You refer to me as an old school print journalist, which is polite. On the issue of social media, some of my colleagues believe I was a dinosaur!
Q: How did you energise yourself on the job? Which newspapers, TV stations, websites did you look up to? How many books would you find the time to read? How did you relax?
MP: I like the Indian Express, my former newspaper, a reporter’s newspaper and one I have a great fondness for. As far as websites go, I read The Print, which I enjoy. Both are run by fine editors. Frankly, I don’t watch a lot of TV and have read much less than I have wanted to.
Q: What do you wish journalism students and young journalists would do to prepare themselves for a fulfilling career in the newsroom of the future?

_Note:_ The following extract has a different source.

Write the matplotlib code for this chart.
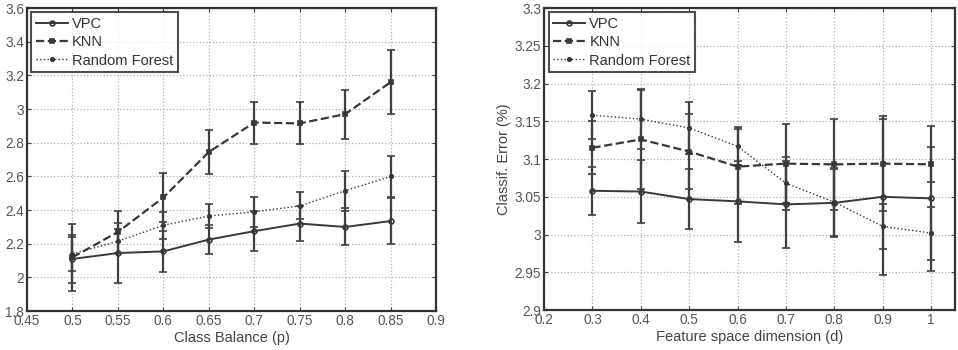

MP: I used to teach courses for post-graduate students in media law and advanced writing as an adjunct faculty in a university in Manila, the Philippines. I think the most important thing is for students to get the basics right. When I interview young journalists today, some of them from j-schools, I find they have a lot to say by way of opinion, but much less to show in terms of practical skills. I think we need better skilling going forward, much wider skills as we are bound to migrate to a multi-media environment.
Q: And, finally, what next for Mukund Padmanabhan?
MP: Lots of little things, I hope. I have a job offer as a Professor of Public Practice in a new not-for-profit private university called Krea, which is located north of Chennai and which opens its doors this academic year. I am really impressed with the people who founded it and run it. I will be working in a part-time capacity there and hopefully will have time to do other things as well.